Aidan will graduate from the school in a month’s time, and the former Ngātea Primary School and Hauraki Plains College student said he wanted to pursue ballet professionally.
He started practising the art form at age seven, and was a former student of Pauline Germon’s Thames Hauraki Ballet Theatre, based in Turua.
“I didn’t know what ballet was; I knew very little about it as a seven-year-old, and I just turned up to this absolutely alien world, but within five minutes, I was hooked and knew I wanted to do it for the rest of my life,” he said.
“That goes for anything – you never know when you’re going to stumble across your purpose.”
As a young, male ballet dancer growing up in a rural town, Aidan said he wasn’t free from receiving mean comments, but his older brothers, and his mum Sarah and dad Ciarán, always had his back.
“Even just: ‘Yes, my brother does ballet, do you have a problem with that?’
“They stood up for me because I was the youngest, and my parents moved heaven and earth to get me where I needed to be and help me grow,” he said.
“They never doubted this was what I wanted to do. Even from the age of seven, they’ve always trusted me to make mature decisions that impacted my life.”

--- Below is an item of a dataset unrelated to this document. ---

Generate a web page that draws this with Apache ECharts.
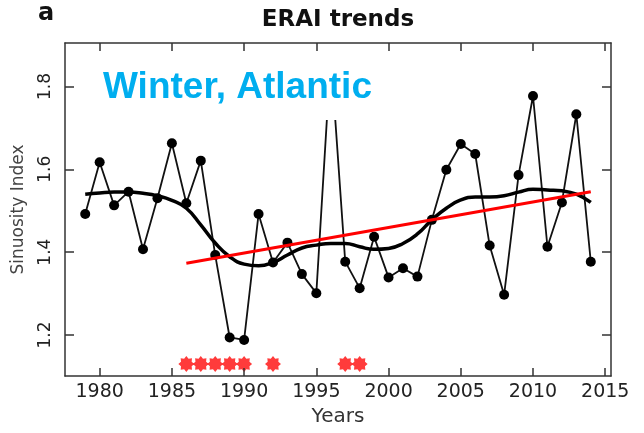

Aidan finished high school when he was 15 and moved, on his own, to Wellington. The New Zealand School of Dance is internationally recognised as one of the southern hemisphere’s leading dance training institutions.
He said classical ballet was more challenging than one could imagine.
“Being stuck in front of a mirror for 7-8 hours a day in a skin-tight uniform, focusing on exactly what you’re doing wrong to make yourself feel better, it really takes its toll.”
But dancers like Aidan love the athleticism and story-telling abilities of ballet, and he said you have to “really, really want it”.
Once the school year comes to an end, he’ll get a couple of days off before he heads straight back into rehearsals anticipating the start of the Prix de Lausanne.
He will be coming back home to the Hauraki for Christmas.
“I am very much enjoying my life at the moment. The fact that all of these wonderful things are happening is just surreal,” he said.
“And just the fact that I came from a tiny town where I could practically name everyone to this… just don’t ever think ‘it can never be me’, because that’s what I thought and here I am.”